I couldn’t say tablespoon; that’s American. I want more than an English teaspoon. “Just a little splash,” I decided, thinking the translation would be easier if she just poured a little pot for me.

I took my cup back to the table and found no sugar bowl. I borrowed the one from the next table over. And, this being the seventh day, let the thought fully develop: How many other people’s fingers had reached into this sugar bowl to grab a lump of sugar? There were no sugar tongs nor a spoon in the sugar bowl. I was sure that many, just like me, reached in for a lump or two with their fingers. I saw rows of sugar bowls full and stacked up behind the bar. This was not a disposable set of cubes. The bowl was moved from table to table and refilled as needed. I wondered how often they were cleaned.

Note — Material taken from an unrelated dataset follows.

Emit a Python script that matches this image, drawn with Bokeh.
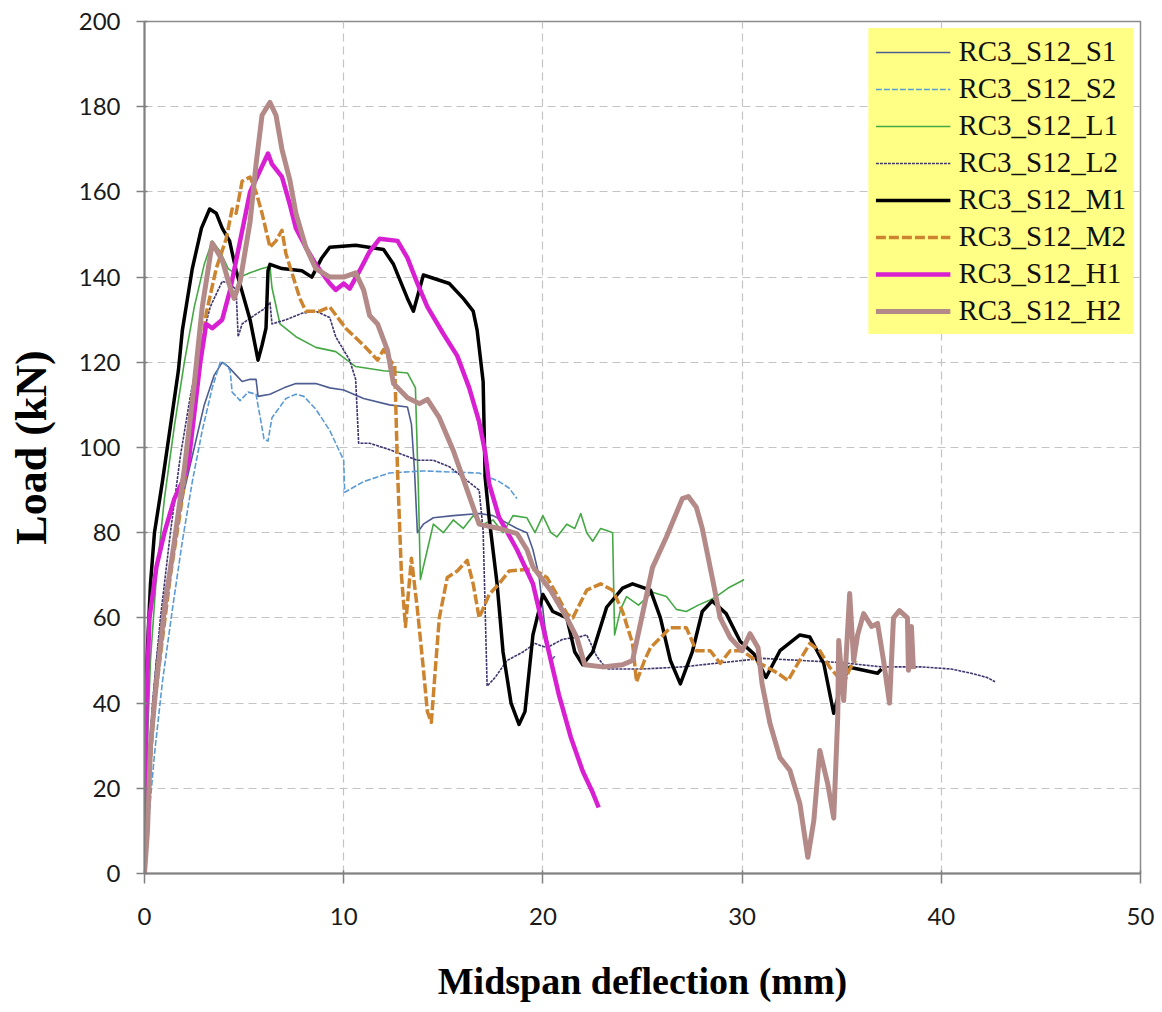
from bokeh.plotting import figure
from bokeh.models import Range1d, FixedTicker, Legend, LegendItem
from bokeh.embed import file_html
from bokeh.resources import INLINE

# ---------------- data ----------------
names = ["RC3_S12_S1", "RC3_S12_S2", "RC3_S12_L1", "RC3_S12_L2",
         "RC3_S12_M1", "RC3_S12_M2", "RC3_S12_H1", "RC3_S12_H2"]

s1_x = [0, 0.1, 0.25, 0.6, 1.0, 1.5, 2.0, 2.5, 3.0, 3.5, 3.9, 4.2, 4.6, 4.9, 5.3, 5.6, 5.7, 6.3, 7.0,
        7.6, 8.6, 9.3, 10, 11, 12.3, 13.2, 13.4, 13.55, 13.7, 14.0, 14.5, 15.5, 16.8, 17.5, 18.7,
        19.2, 19.5, 19.8, 20.1, 20.4, 20.6]
s1_y = [0, 15, 30, 50, 65, 78, 90, 100, 110, 117, 120, 119, 117, 115.5, 116, 116, 112, 112.5, 114,
        115, 115, 114, 113.5, 111.5, 110, 109.5, 105.5, 95, 80, 82, 83.5, 84, 84.5, 84, 81,
        80, 76, 70, 58, 50, 51]

s2_x = [0, 0.2, 0.5, 0.9, 1.4, 1.9, 2.4, 2.9, 3.4, 3.8, 4.1, 4.3, 4.4, 4.8, 5.2, 5.6, 6.0, 6.2, 6.4,
        7.1, 7.6, 8.0, 8.6, 9.3, 10.0, 10.05, 11, 12.3, 14, 16.8, 17.8, 18.3, 18.7]
s2_y = [0, 12, 28, 45, 62, 78, 92, 104, 114, 120, 119.5, 118, 113, 111, 113, 112.5, 102, 101.5, 107,
        111.5, 112.5, 112, 109, 104, 97, 89.5, 92, 94, 94.5, 94, 92, 90.5, 88]

l1_x = [0, 0.1, 0.3, 0.6, 1.0, 1.5, 2.0, 2.5, 3.0, 3.4, 3.8, 4.2, 4.8, 5.3, 5.9, 6.3, 6.4, 6.8, 7.6,
        8.6, 9.6, 10.6, 12, 13.2, 13.6, 13.75, 13.85, 14.2, 14.5, 15, 15.5, 16, 16.5, 17, 17.5, 18,
        18.5, 19.2, 19.6, 20, 20.4, 20.7, 21.2, 21.6, 21.9, 22.2, 22.5, 22.9, 23.2, 23.5, 23.6, 23.9,
        24.2, 24.8, 25.5, 26.2, 26.7, 27.2, 27.8, 28.3, 28.7, 29.3, 29.9, 30.1]
l1_y = [0, 25, 50, 70, 88, 105, 120, 133, 143, 148.5, 146, 142, 140, 141, 142, 142.5, 137.5, 129, 126,
        123.5, 122.5, 119, 118, 117.5, 114, 90, 69, 76, 82, 80, 83, 81, 84, 82, 83, 80,
        84, 83.5, 80, 84, 80, 79, 82, 81, 84.5, 80, 78, 81, 80.5, 80, 56, 62,
        65, 63, 66, 65, 62, 61.5, 63, 64, 65, 67, 68.5, 69]

l2_x = [0, 0.15, 0.4, 0.8, 1.3, 1.8, 2.3, 2.8, 3.3, 3.9, 4.3, 4.6, 4.7, 4.9, 5.5, 6.0, 6.3, 6.4, 7.1,
        7.9, 8.6, 9.3, 9.6, 10.3, 10.6, 10.75, 11.3, 12.3, 13.7, 14.5, 15.3, 16.8, 17.0, 17.2, 17.6,
        18.2, 19, 19.6, 20.2, 21, 21.8, 22.2, 22.7, 23.2, 25, 27, 29, 31, 33, 35, 37, 39, 40.5, 41.5,
        42.3, 42.7]
l2_y = [0, 20, 40, 60, 80, 98, 112, 124, 133, 139, 138.5, 137, 126, 129, 131, 132.5, 134, 129, 130,
        131.5, 132, 130.5, 126, 120.5, 116, 101, 101, 99.5, 97, 97, 95.5, 90, 80.5, 44, 46,
        50, 52, 54, 53, 55, 55.5, 56, 51, 48, 48, 48.5, 49.5, 50.5, 50, 49.5, 48.5, 48.5, 48, 47,
        46, 45]

m1_x = [0, 0.05, 0.12, 0.3, 0.5, 0.9, 1.3, 1.7, 1.9, 2.4, 2.86, 3.27, 3.6, 3.9, 4.27, 4.6, 5.3, 5.7,
        5.9, 6.1, 6.2, 6.3, 6.9, 7.9, 8.4, 8.9, 9.3, 10.6, 12, 12.5, 13.2, 13.5, 14, 15.3, 16, 16.5,
        16.7, 17, 17.1, 17.3, 17.7, 18, 18.4, 18.8, 19.1, 19.5, 20, 20.5, 21.2, 21.6, 22.0, 22.5,
        23.2, 24.0, 24.5, 25.4, 25.9, 26.4, 26.9, 27.5, 28, 28.5, 29.2, 29.9, 30.6, 31.2, 31.9,
        32.9, 33.4, 34.1, 34.6, 35.0, 35.4, 36.1, 36.8, 37.0]
m1_y = [0, 30, 50, 68, 80, 92, 105, 118, 127.5, 142, 151.5, 156, 155, 151.5, 148.5, 141.5, 130, 120.5,
        124, 128, 141.5, 143, 142, 141.5, 140, 144.5, 147, 147.5, 146.5, 143, 135, 132, 140.5, 138.5,
        135, 132, 127.5, 115.5, 93, 83.5, 68, 52, 40, 35, 38, 56, 65.5, 61.5, 60, 52, 49, 52,
        62.5, 67, 68, 66.5, 60, 50, 44.5, 52, 61.5, 64, 61, 54.5, 51.5, 46, 52.3,
        56, 55.5, 49.3, 37.6, 45, 48.4, 47.7, 47, 48]

m2_x = [0, 0.2, 0.5, 0.9, 1.3, 1.8, 2.3, 2.7, 3.1, 3.6, 4.1, 4.4, 4.6, 4.9, 5.3, 5.6, 5.9, 6.3, 6.6,
        6.9, 7.1, 7.4, 7.8, 8.1, 8.8, 9.3, 10.1, 11, 11.7, 12, 12.4, 12.56, 12.7, 12.9, 13.1, 13.4,
        13.7, 14.0, 14.2, 14.4, 14.6, 14.8, 15.2, 15.7, 16.2, 16.5, 16.8, 17.3, 17.8, 18.3, 19.5,
        20.2, 20.7, 21.2, 21.5, 22.2, 22.9, 23.5, 24, 24.5, 24.7, 25.1, 25.4, 26.4, 27.2, 27.7,
        28.4, 28.9, 29.4, 30, 30.9, 31.8, 32.3, 32.8, 33.4, 33.9, 34.4, 35.1, 35.4, 35.7]
m2_y = [0, 20, 40, 55, 70, 85, 102, 117, 131.5, 142, 149, 156, 155, 162.5, 163.5, 160, 155, 147, 148.5,
        151, 145.5, 141, 135, 132, 132, 133, 128, 124, 120.5, 123, 120, 119.5, 95, 70, 58, 74,
        62, 48, 38, 35.5, 48, 60, 69.5, 71, 73.5, 68, 60, 65.5, 68, 71, 71.5,
        69.5, 65.5, 61, 60, 66.5, 68, 66.5, 61.5, 54, 45, 50, 53, 57.7, 57.7, 52.3,
        52.3, 49.3, 52.3, 52.3, 49.3, 47, 45.3, 49.3, 54, 52.3, 48.4, 44.6, 48, 50]

h1_x = [0, 0.1, 0.25, 0.6, 1.0, 1.5, 1.9, 2.2, 2.5, 2.8, 3.1, 3.4, 3.9, 4.3, 4.8, 5.3, 5.8, 6.2, 6.4,
        6.9, 7.3, 7.6, 8.1, 8.6, 9.3, 9.6, 10, 10.3, 10.8, 11.3, 11.8, 12.7, 13.2, 13.7, 14.2, 15,
        15.7, 16.3, 16.8, 17.1, 17.3, 17.8, 18.7, 19.5, 20.2, 20.8, 21.4, 22.0, 22.5, 22.8]
h1_y = [0, 40, 60, 72, 80, 88, 92, 96, 108, 120, 129, 128, 130, 137, 148.5, 160, 165, 169, 166.5,
        163.5, 157, 151.5, 147, 143, 138.5, 137, 138.5, 137.3, 141.5, 146, 149, 148.5, 144.5, 138.5,
        133, 126.7, 121.5, 114, 106, 99, 91.5, 83.6, 76, 68, 54, 42, 32, 24, 19, 15.5]

h2_x = [0, 0.15, 0.3, 0.6, 1.0, 1.5, 2.0, 2.5, 2.9, 3.4, 3.9, 4.3, 4.5, 4.8, 5.3, 5.6, 5.9, 6.3, 6.6,
        6.9, 7.3, 7.6, 8.1, 8.6, 9.3, 10, 10.6, 11, 11.3, 11.7, 12.2, 12.5, 13.2, 13.8, 14.2, 14.8,
        15.5, 16.2, 16.8, 17.8, 18.7, 19.2, 19.5, 20.4, 21.2, 21.7, 22.1, 23, 24, 24.5, 25.5, 26.2,
        27, 27.3, 27.7, 28, 28.5, 28.9, 29.4, 30, 30.4, 30.8, 31, 31.4, 31.9, 32.4, 32.9, 33.3,
        33.6, 33.9, 34.3, 34.6, 34.8, 34.85, 35.1, 35.4, 35.6, 35.8, 36.1, 36.5, 36.8, 37.1, 37.4,
        37.6, 37.9, 38.3, 38.35, 38.5, 38.6]
h2_y = [0, 10, 30, 45, 62, 78, 95, 115, 133, 148, 144, 137.6, 135, 139, 153, 166.5, 178, 181, 178,
        170, 162.7, 155, 147, 142, 140, 140, 141, 137, 131, 129, 122.8, 115, 111.7, 110.3, 111.3, 107,
        99.3, 90, 82, 81, 79.8, 76, 72, 66.4, 60, 55.4, 49, 48.5, 49, 50, 71.8, 79,
        88, 88.5, 86, 81, 69.5, 60, 55.4, 52.3, 56.3, 53, 44.6, 35.2, 27.2, 24.2, 16.4, 3.8,
        12.4, 28.9, 21, 13, 36.6, 54.7, 40.6, 65.7, 50, 56, 61, 58, 58.7, 50, 40,
        60, 61.7, 60, 47.7, 58, 48]

xs = [s1_x, s2_x, l1_x, l2_x, m1_x, m2_x, h1_x, h2_x]
ys = [s1_y, s2_y, l1_y, l2_y, m1_y, m2_y, h1_y, h2_y]

x_ticks = [0, 10, 20, 30, 40, 50]
y_ticks = [0, 20, 40, 60, 80, 100, 120, 140, 160, 180, 200]

# ---------------- styles ----------------
colors = ["#4e5d91", "#5b9bd5", "#45a845", "#40356e", "#000000", "#cd842f", "#d81fd2", "#b38a87"]
widths = [1.6, 1.6, 1.6, 1.6, 3.5, 3.5, 4.5, 5.0]
dashes = ["solid", "6 2", "solid", "3 1", "solid", "10 3", "solid", "solid"]

p = figure(width=1162, height=1012, x_range=Range1d(0, 50), y_range=Range1d(0, 200),
           output_backend="svg", toolbar_location=None,
           min_border_left=144, min_border_right=22, min_border_top=21, min_border_bottom=139,
           background_fill_color="white", border_fill_color="white")

renderers = []
for x, y, c, w, d in zip(xs, ys, colors, widths, dashes):
    r = p.line(x, y, line_color=c, line_width=w, line_dash=d, line_join="round")
    renderers.append(r)

# axes
p.xaxis.ticker = FixedTicker(ticks=x_ticks)
p.yaxis.ticker = FixedTicker(ticks=y_ticks)
p.xaxis.axis_label = "Midspan deflection (mm)"
p.yaxis.axis_label = "Load (kN)"
for ax in (p.xaxis, p.yaxis):
    ax.axis_label_text_font = "Liberation Serif"
    ax.axis_label_text_font_style = "bold"
    ax.axis_label_text_color = "black"
    ax.major_label_text_font = "Lato"
    ax.major_label_text_font_size = "24px"
    ax.major_label_text_color = "#1a1a1a"
    ax.axis_line_color = "#808080"
    ax.axis_line_width = 2
    ax.major_tick_line_color = "#808080"
    ax.major_tick_line_width = 1.5
    ax.minor_tick_line_color = None
p.xaxis.axis_label_text_font_size = "38px"
p.yaxis.axis_label_text_font_size = "44px"
p.xaxis.major_tick_out = 10
p.xaxis.major_tick_in = 3
p.yaxis.major_tick_out = 8
p.yaxis.major_tick_in = 3
p.xaxis.major_label_standoff = 24
p.yaxis.major_label_standoff = 16
p.xaxis.axis_label_standoff = 32
p.yaxis.axis_label_standoff = 20

# grid
for g in (p.xgrid, p.ygrid):
    g.grid_line_color = "#c4c4c4"
    g.grid_line_dash = "8 5"
    g.grid_line_width = 1.2

p.outline_line_color = "#8c8c8c"
p.outline_line_width = 1.5

# legend
items = [LegendItem(label=n, renderers=[r]) for n, r in zip(names, renderers)]
legend = Legend(items=items, location="top_right",
                background_fill_color="#ffff85", background_fill_alpha=1.0,
                border_line_alpha=0,
                label_text_font="Liberation Serif", label_text_font_size="29px",
                label_text_color="#111111",
                glyph_width=75, glyph_height=30, label_height=30,
                spacing=4, padding=7, margin=7, label_standoff=8)
p.add_layout(legend)

open("out.html", "w").write(file_html(p, INLINE))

Conflicted thoughts between packeted sweeteners and bowls of sugar cubes bounced around in my brain. How many trees do we chop down in order to individually package truckloads of quarter teaspoons of sugar? And the accompanying three different sweeteners in the “sugar bowl”? How many kids, including my own, create wasteful games out of these packets? The stateside health department’s intolerance of germs seems to have swung the sugar pendulum ridiculously far from simply serving sugar cubes. Or is it easier for restaurants to receive shipments of tiny packets that lumps of sugar? I was in full sugar spin.

The lunacy over sugar ended when – after dropping two cubes of sugar into my morning coffee – I opened my journal to write. The memory of horse lips tickling my palm 40 years ago reminded me of swimming with stingrays, for the underside of a stingray ranks number one as the softest object I’ve ever touched — second only to those horse lips taking sugar cubes off of my then 10-year-old hand. Yes, sugar cubes over Christmas riled a memory that pushed velvety horse lips to second, outranking the silkiness of my boys’ cheeks as babies.